[SOURCE DATA]
>> Start

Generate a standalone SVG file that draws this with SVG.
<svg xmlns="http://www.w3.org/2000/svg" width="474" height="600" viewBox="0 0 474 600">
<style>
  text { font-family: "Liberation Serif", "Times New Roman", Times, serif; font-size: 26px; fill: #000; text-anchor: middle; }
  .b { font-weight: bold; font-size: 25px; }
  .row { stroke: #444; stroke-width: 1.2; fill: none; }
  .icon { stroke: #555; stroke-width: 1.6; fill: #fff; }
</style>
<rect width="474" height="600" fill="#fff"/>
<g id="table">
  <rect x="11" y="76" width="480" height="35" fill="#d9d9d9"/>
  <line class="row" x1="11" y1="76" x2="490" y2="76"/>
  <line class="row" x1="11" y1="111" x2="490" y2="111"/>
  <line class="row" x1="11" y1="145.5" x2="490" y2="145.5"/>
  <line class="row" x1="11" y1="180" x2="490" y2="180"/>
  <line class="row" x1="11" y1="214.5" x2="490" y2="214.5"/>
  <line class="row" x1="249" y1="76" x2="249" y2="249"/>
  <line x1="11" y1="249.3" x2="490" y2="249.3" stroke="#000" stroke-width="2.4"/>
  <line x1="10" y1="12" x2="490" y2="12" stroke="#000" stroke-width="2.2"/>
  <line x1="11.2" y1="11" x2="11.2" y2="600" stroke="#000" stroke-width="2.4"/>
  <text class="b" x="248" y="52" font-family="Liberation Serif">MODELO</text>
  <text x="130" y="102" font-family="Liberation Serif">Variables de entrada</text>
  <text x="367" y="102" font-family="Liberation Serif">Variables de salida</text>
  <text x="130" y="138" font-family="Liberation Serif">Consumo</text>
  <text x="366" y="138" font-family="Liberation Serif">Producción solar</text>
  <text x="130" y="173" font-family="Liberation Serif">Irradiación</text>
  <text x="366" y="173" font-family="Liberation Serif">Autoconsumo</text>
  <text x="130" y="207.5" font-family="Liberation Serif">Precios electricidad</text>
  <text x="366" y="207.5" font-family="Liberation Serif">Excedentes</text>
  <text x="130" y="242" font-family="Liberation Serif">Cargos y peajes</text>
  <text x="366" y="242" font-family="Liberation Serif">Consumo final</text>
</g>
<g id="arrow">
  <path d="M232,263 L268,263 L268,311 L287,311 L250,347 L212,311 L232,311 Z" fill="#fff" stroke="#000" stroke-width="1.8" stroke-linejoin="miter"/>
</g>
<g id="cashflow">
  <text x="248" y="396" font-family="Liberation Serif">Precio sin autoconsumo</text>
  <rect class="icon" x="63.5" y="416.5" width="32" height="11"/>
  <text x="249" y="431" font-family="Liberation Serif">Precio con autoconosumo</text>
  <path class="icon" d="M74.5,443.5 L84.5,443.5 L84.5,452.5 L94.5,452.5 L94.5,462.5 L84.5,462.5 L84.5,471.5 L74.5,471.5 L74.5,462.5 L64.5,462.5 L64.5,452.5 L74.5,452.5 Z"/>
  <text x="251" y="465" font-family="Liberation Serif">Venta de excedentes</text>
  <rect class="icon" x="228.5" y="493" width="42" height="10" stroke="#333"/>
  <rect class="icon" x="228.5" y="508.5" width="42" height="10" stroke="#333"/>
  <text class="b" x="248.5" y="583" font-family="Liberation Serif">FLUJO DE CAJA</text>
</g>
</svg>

>> End

[TASK DESCRIPTION] Retype the listing exactly, in full.

[REPLY]
Generate a standalone SVG file that draws this with SVG.
<svg xmlns="http://www.w3.org/2000/svg" width="474" height="600" viewBox="0 0 474 600">
<style>
  text { font-family: "Liberation Serif", "Times New Roman", Times, serif; font-size: 26px; fill: #000; text-anchor: middle; }
  .b { font-weight: bold; font-size: 25px; }
  .row { stroke: #444; stroke-width: 1.2; fill: none; }
  .icon { stroke: #555; stroke-width: 1.6; fill: #fff; }
</style>
<rect width="474" height="600" fill="#fff"/>
<g id="table">
  <rect x="11" y="76" width="480" height="35" fill="#d9d9d9"/>
  <line class="row" x1="11" y1="76" x2="490" y2="76"/>
  <line class="row" x1="11" y1="111" x2="490" y2="111"/>
  <line class="row" x1="11" y1="145.5" x2="490" y2="145.5"/>
  <line class="row" x1="11" y1="180" x2="490" y2="180"/>
  <line class="row" x1="11" y1="214.5" x2="490" y2="214.5"/>
  <line class="row" x1="249" y1="76" x2="249" y2="249"/>
  <line x1="11" y1="249.3" x2="490" y2="249.3" stroke="#000" stroke-width="2.4"/>
  <line x1="10" y1="12" x2="490" y2="12" stroke="#000" stroke-width="2.2"/>
  <line x1="11.2" y1="11" x2="11.2" y2="600" stroke="#000" stroke-width="2.4"/>
  <text class="b" x="248" y="52" font-family="Liberation Serif">MODELO</text>
  <text x="130" y="102" font-family="Liberation Serif">Variables de entrada</text>
  <text x="367" y="102" font-family="Liberation Serif">Variables de salida</text>
  <text x="130" y="138" font-family="Liberation Serif">Consumo</text>
  <text x="366" y="138" font-family="Liberation Serif">Producción solar</text>
  <text x="130" y="173" font-family="Liberation Serif">Irradiación</text>
  <text x="366" y="173" font-family="Liberation Serif">Autoconsumo</text>
  <text x="130" y="207.5" font-family="Liberation Serif">Precios electricidad</text>
  <text x="366" y="207.5" font-family="Liberation Serif">Excedentes</text>
  <text x="130" y="242" font-family="Liberation Serif">Cargos y peajes</text>
  <text x="366" y="242" font-family="Liberation Serif">Consumo final</text>
</g>
<g id="arrow">
  <path d="M232,263 L268,263 L268,311 L287,311 L250,347 L212,311 L232,311 Z" fill="#fff" stroke="#000" stroke-width="1.8" stroke-linejoin="miter"/>
</g>
<g id="cashflow">
  <text x="248" y="396" font-family="Liberation Serif">Precio sin autoconsumo</text>
  <rect class="icon" x="63.5" y="416.5" width="32" height="11"/>
  <text x="249" y="431" font-family="Liberation Serif">Precio con autoconosumo</text>
  <path class="icon" d="M74.5,443.5 L84.5,443.5 L84.5,452.5 L94.5,452.5 L94.5,462.5 L84.5,462.5 L84.5,471.5 L74.5,471.5 L74.5,462.5 L64.5,462.5 L64.5,452.5 L74.5,452.5 Z"/>
  <text x="251" y="465" font-family="Liberation Serif">Venta de excedentes</text>
  <rect class="icon" x="228.5" y="493" width="42" height="10" stroke="#333"/>
  <rect class="icon" x="228.5" y="508.5" width="42" height="10" stroke="#333"/>
  <text class="b" x="248.5" y="583" font-family="Liberation Serif">FLUJO DE CAJA</text>
</g>
</svg>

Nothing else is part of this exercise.